Hongkong hält trotz Massenprotest an Auslieferungsgesetz fest
HONGKONG. Nach der größten Demonstration in Hongkong seit der Übergabe der ehemaligen britischen Kronkolonie an China sind die Fronten im Streit um das geplante Auslieferungsgesetz verhärtet.
Während die Chefin der chinesischen Sonderverwaltungszone, Carrie Lam, am Montag ihr Festhalten an dem Entwurf bekräftigte, kündigten die Organisatoren der Massenproteste neue Demonstrationen für Mittwoch an. Lam bezeichnete den Gesetzestext, der Auslieferungen auch an Festlandchina ermöglichen soll, am Montag als "sehr wichtig" zur Wahrung des Rechts. Er stelle zudem sicher, dass Hongkong seine internationalen Verpflichtungen im Kampf gegen grenzüberschreitende Kriminalität erfülle.
Das umstrittene Gesetzesvorhaben der pro-chinesischen Führung in Hongkong sieht vor, dass Auslieferungen künftig in jegliche Rechtssysteme möglich sein sollen, mit denen nicht bereits Auslieferungsabkommen bestehen. Erstmals würden damit auch Auslieferungen an das chinesische Festland möglich.
Bisher hatte Hongkong davon Abstand genommen, weil das chinesische Justizsystem wenig transparent und die Verhängung der Todesstrafe weit verbreitet ist. Kritiker befürchten, auch Dissidenten und Kritiker Chinas könnten künftig ausgeliefert werden - auch wenn die Führung in Hongkong beteuert, dies sei nicht der Fall.
Die von Peking eingesetzte Führung Hongkongs verteidigt das Vorhaben mit Gesetzeslücken, die gestopft werden müssten. Die Verwaltung hat bereits einige Zugeständnisse gemacht, so wurden etwa neun Wirtschaftsverbrechen von der Liste der zu einer Auslieferung berechtigenden Verstöße gestrichen.

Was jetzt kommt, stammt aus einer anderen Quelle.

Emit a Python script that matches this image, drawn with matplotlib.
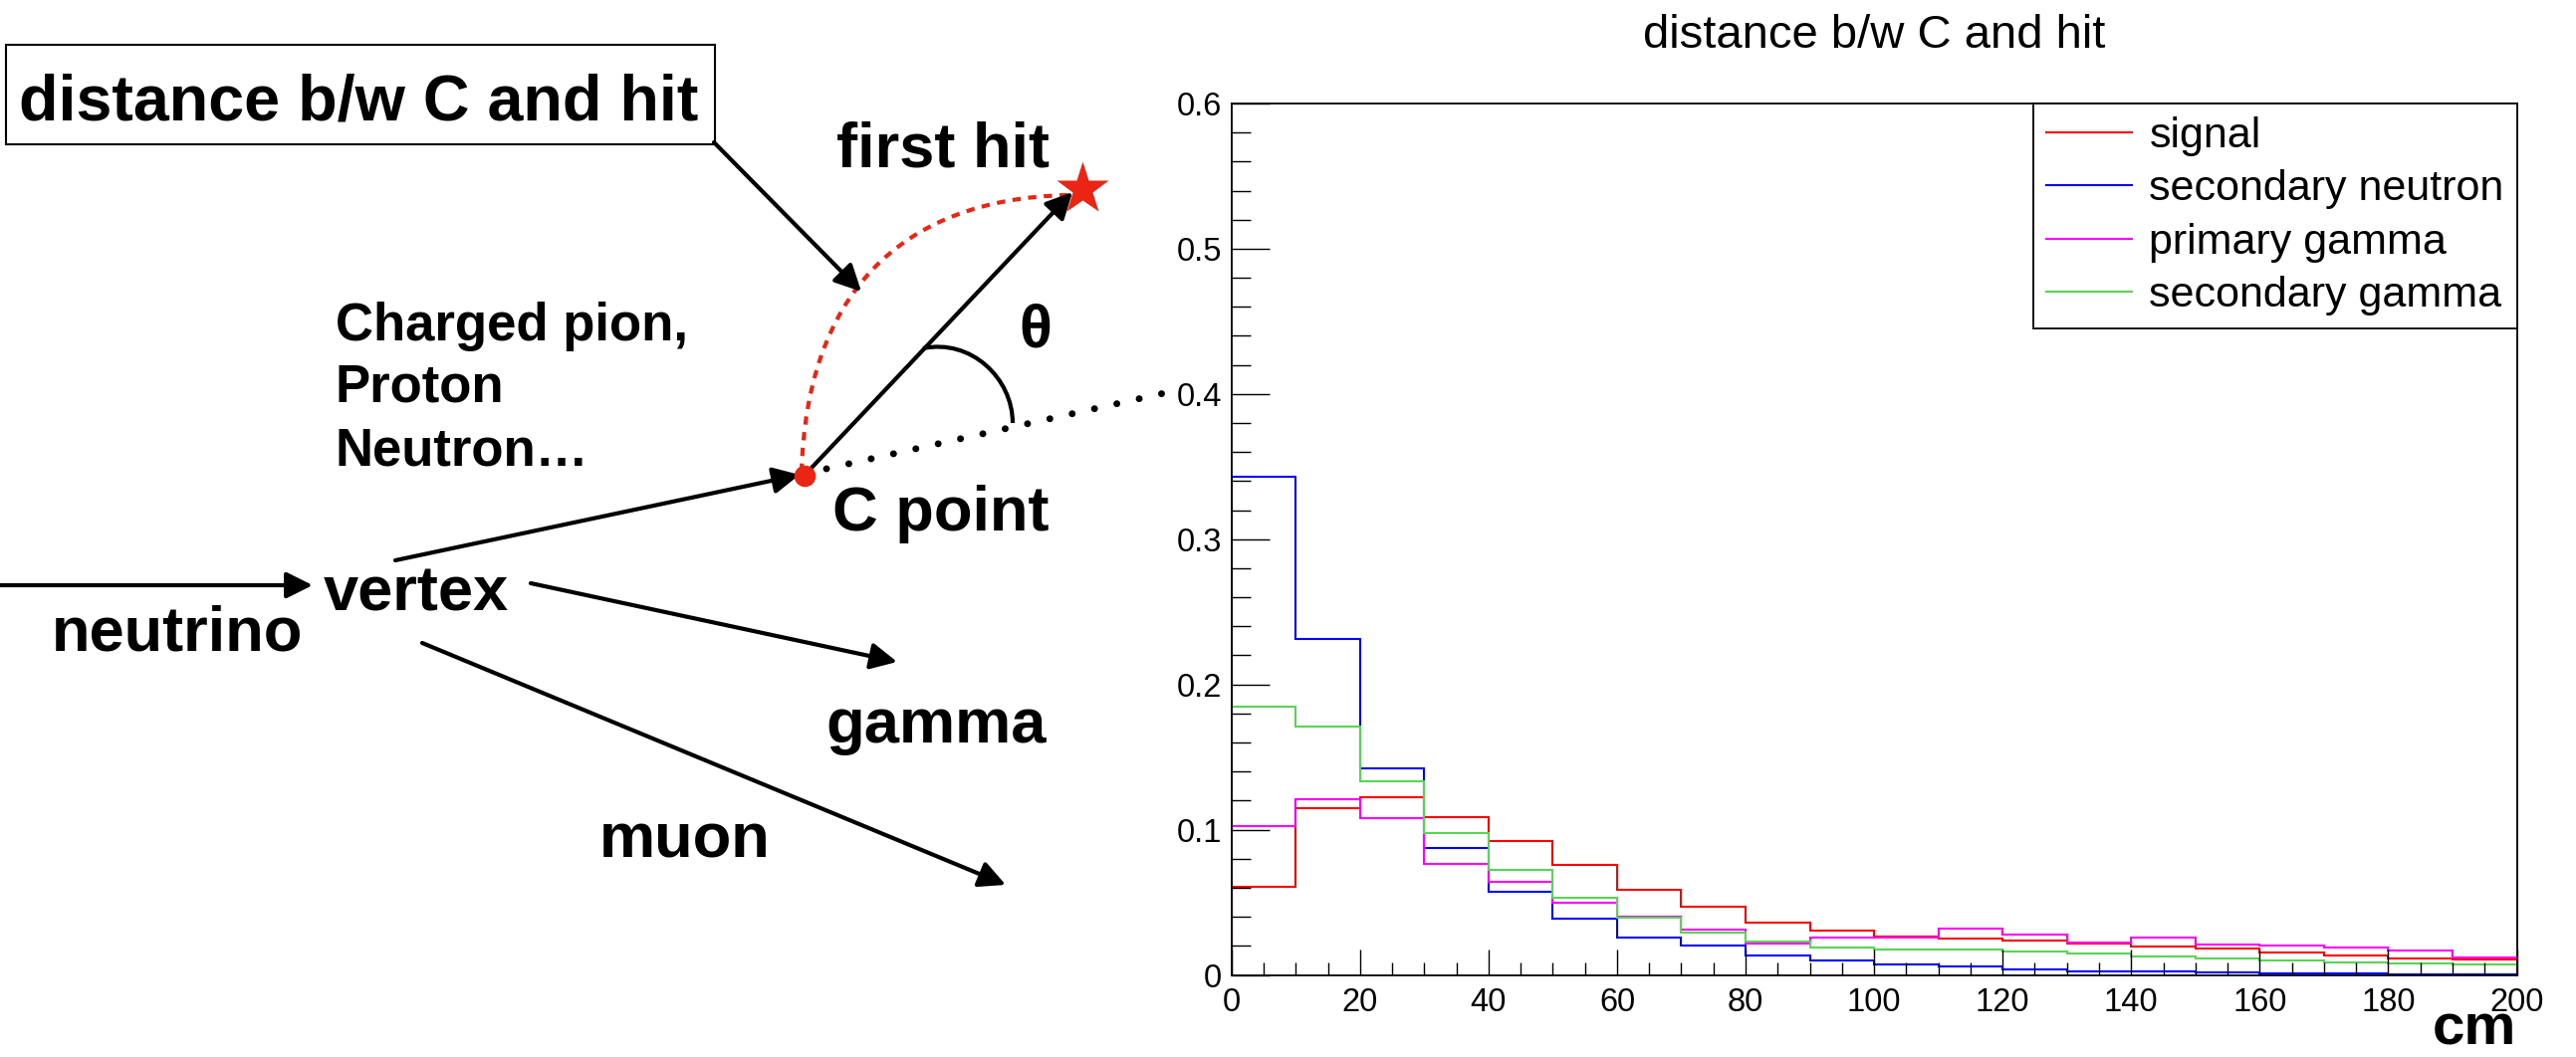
import numpy as np
import matplotlib
matplotlib.use('Agg')
from matplotlib import pyplot as plt
from matplotlib.lines import Line2D
from matplotlib.patches import Rectangle, PathPatch
from matplotlib.path import Path
from matplotlib.ticker import MultipleLocator, FuncFormatter

plt.rcParams['font.family'] = ['Liberation Sans', 'DejaVu Sans']

# histogram data (10 cm bins, normalised) ------------------------------------
bin_edges = list(range(0, 201, 10))
signal = [0.0608, 0.1147, 0.1220, 0.1088, 0.0924, 0.0757, 0.0586, 0.0470, 0.0362, 0.0302,
          0.0266, 0.0247, 0.0234, 0.0213, 0.0197, 0.0179, 0.0153, 0.0137, 0.0114, 0.0105]
sec_neutron = [0.3430, 0.2316, 0.1420, 0.0877, 0.0569, 0.0390, 0.0260, 0.0199, 0.0133, 0.0096,
               0.0071, 0.0060, 0.0039, 0.0025, 0.0025, 0.0018, 0.0011, 0.0009, 0.0005, 0.0002]
prim_gamma = [0.1025, 0.1213, 0.1080, 0.0762, 0.0642, 0.0498, 0.0404, 0.0309, 0.0217, 0.0254,
              0.0254, 0.0318, 0.0277, 0.0222, 0.0256, 0.0210, 0.0201, 0.0188, 0.0169, 0.0121]
sec_gamma = [0.1850, 0.1710, 0.1336, 0.0980, 0.0723, 0.0529, 0.0395, 0.0293, 0.0229, 0.0190,
             0.0172, 0.0172, 0.0158, 0.0147, 0.0128, 0.0112, 0.0101, 0.0089, 0.0080, 0.0071]
series = [signal, sec_neutron, prim_gamma, sec_gamma]
labels = ['signal', 'secondary neutron', 'primary gamma', 'secondary gamma']
colors = ['#ff0000', '#0000ff', '#ff00ff', '#59d454']

W, H = 2587, 1062
fig = plt.figure(figsize=(W / 100, H / 100), dpi=100)

# left sketch, drawn in pixel coordinates ------------------------------------
dax = fig.add_axes([0, 0, 1, 1])
dax.set_xlim(0, W)
dax.set_ylim(H, 0)
dax.axis('off')
red = '#ea2514'

# box label
dax.add_patch(Rectangle((6, 45), 712, 100, fill=False, edgecolor='black', lw=1.5))
dax.text(19, 121, 'distance b/w C and hit', fontsize=46.5, fontweight='bold', va='baseline')

# arrows: (start, tip)
arrows = [((0, 588), (314, 588)),       # neutrino
          ((397, 563), (803, 477)),     # vertex -> C point
          ((533, 586), (901, 665)),     # gamma
          ((424, 646), (1010, 889)),    # muon
          ((815, 470), (1077, 193)),    # C point -> first hit
          ((717, 143), (865, 293))]     # box -> curve
for a, b in arrows:
    dax.annotate('', xy=b, xytext=a,
                 arrowprops=dict(arrowstyle='-|>,head_length=0.8,head_width=0.4',
                                 lw=3, color='black', shrinkA=0, shrinkB=0,
                                 mutation_scale=20), zorder=3)

# red dashed path C point -> first hit
curve = Path([(805, 474), (810, 300), (900, 200), (1072, 196)],
             [Path.MOVETO, Path.CURVE4, Path.CURVE4, Path.CURVE4])
dax.add_patch(PathPatch(curve, fill=False, edgecolor=red, lw=3,
                        linestyle=(0, (2.0, 1.8)), zorder=2))

# theta arc
arc = Path([(927, 350), (975, 340), (1017, 380), (1017, 425)],
           [Path.MOVETO, Path.CURVE4, Path.CURVE4, Path.CURVE4])
dax.add_patch(PathPatch(arc, fill=False, edgecolor='black', lw=3))

# dotted direction line
dax.plot([830, 1187], [471, 391], color='black', lw=5,
         linestyle=(0, (0.01, 3.3)), dash_capstyle='round', solid_capstyle='round')

dax.plot(808, 478, 'o', color=red, ms=14.5, zorder=4)
dax.plot(1087, 190, '*', color=red, ms=40, mec='none', zorder=2)

# sketch labels
bold_labels = [('first hit', 840, 167), ('C point', 836, 533), ('vertex', 325, 613),
               ('neutrino', 52, 654), ('gamma', 829, 746), ('muon', 602, 862)]
for s, x, y in bold_labels:
    dax.text(x, y, s, fontsize=45.5, fontweight='bold', va='baseline')
for s, y in [('Charged pion,', 342), ('Proton', 404), ('Neutron…', 467)]:
    dax.text(337, y, s, fontsize=38, fontweight='bold', va='baseline')
dax.text(1040, 333, 'θ', fontsize=44, fontweight='bold', ha='center', va='center')

# histogram ------------------------------------------------------------------
x0, x1, y0, y1 = 1236.7, 2527.5, 104, 979.5
ax = fig.add_axes([x0 / W, 1 - y1 / H, (x1 - x0) / W, (y1 - y0) / H])
for vals, c in zip(series, colors):
    ax.stairs(vals, bin_edges, color=c, lw=1.5)

ax.set_xlim(0, 200)
ax.set_ylim(0, 0.6)
ax.xaxis.set_major_locator(MultipleLocator(20))
ax.xaxis.set_minor_locator(MultipleLocator(5))
ax.yaxis.set_major_locator(MultipleLocator(0.1))
ax.yaxis.set_minor_locator(MultipleLocator(0.02))
ax.yaxis.set_major_formatter(FuncFormatter(lambda v, p: '0' if abs(v) < 1e-9 else '%.1f' % v))
ax.xaxis.set_major_formatter(FuncFormatter(lambda v, p: '%d' % round(v)))
ax.tick_params(which='both', direction='in', top=False, right=False, width=1.0, labelsize=23.5)
ax.tick_params(axis='y', which='major', length=27.4, pad=7)
ax.tick_params(axis='y', which='minor', length=13.7)
ax.tick_params(axis='x', which='major', length=18.7, pad=9)
ax.tick_params(axis='x', which='minor', length=9.4)
for sp in ax.spines.values():
    sp.set_linewidth(1.3)

ax.set_title('distance b/w C and hit', fontsize=34, pad=40)
ax.set_xlabel('cm', loc='right', fontsize=42, fontweight='bold')
ax.xaxis.label.set_va('baseline')
ax.xaxis.set_label_coords(1.0, -(1050 - y1) / (y1 - y0))

handles = [Line2D([], [], color=c, lw=1.5) for c in colors]
leg = ax.legend(handles, labels, loc='upper right', bbox_to_anchor=(1, 1), borderaxespad=0,
                fontsize=31, frameon=True, fancybox=False, edgecolor='black', framealpha=1,
                handlelength=2.0, handletextpad=0.4, borderpad=0.3, labelspacing=0.31)
leg.get_frame().set_linewidth(1.3)

fig.savefig('out.png', dpi=100)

Eine Million Teilnehmer bei Demos
Gegen das geplante Gesetz hatten am Sonntag in Hongkong Hunderttausende Menschen friedlich demonstriert. Die Teilnehmer riefen Slogans wie "Schafft das böse Gesetz ab" und "Gegen Auslieferungen an China". Die laute, bunte und dicht gedrängte Menschenmenge erstreckte sich kilometerweit in den Straßen der chinesischen Sonderverwaltungszone.
Die Organisatoren sprachen von mehr als einer Million Teilnehmern, die Polizei von 240.000. Es war die größte Demonstration seit der Übergabe der ehemaligen britischen Kronkolonie an China im Jahr 1997.
Am späten Sonntagabend setzten Polizisten Schlagstöcke und Pfefferspray ein, als sie gegen Demonstranten vorgingen, die vor dem Parlament ein Nachtlager aufschlagen wollten, wie ein Reporter der Nachrichtenagentur AFP berichtete. Protestteilnehmer warfen unter anderem Flaschen auf die Beamten.
Am Donnerstag hatten bereits tausende schwarzgekleidete Anwälte gegen das geplante Gesetz demonstriert. Für Mittwoch, wenn der Entwurf wieder debattiert werden soll, riefen die Organisatoren der Massenproteste zu neuen Demonstrationen vor dem Parlament auf.
Staatsmedien machen Westen verantwortlich
Die chinesischen Staatsmedien machten den Westen für die Proteste mitverantwortlich. Die "Global Times" schrieb von "internationalen Kräften", welche die Hongkonger Opposition unterstützten. Die "China Daily" sprach von "ausländischen Verbündeten" der Gegner des Gesetzesvorhabens. Ein Sprecher des chinesischen Außenministeriums verbat sich am Montag "jegliche Einmischung von außen".
Bei der Übergabe hatte Peking Hongkong unter der Formel "Ein Land, zwei Systeme" für 50 Jahre weitreichende innere Autonomie zugesagt. In Hongkong gelten daher Grundrechte, die den Bürgern der Volksrepublik vorenthalten werden, etwa Meinungs- und Pressefreiheit. Die Opposition wirft Peking jedoch vor, sich zunehmend in Hongkongs Angelegenheiten einzumischen und damit die Autonomievereinbarungen zu verletzen.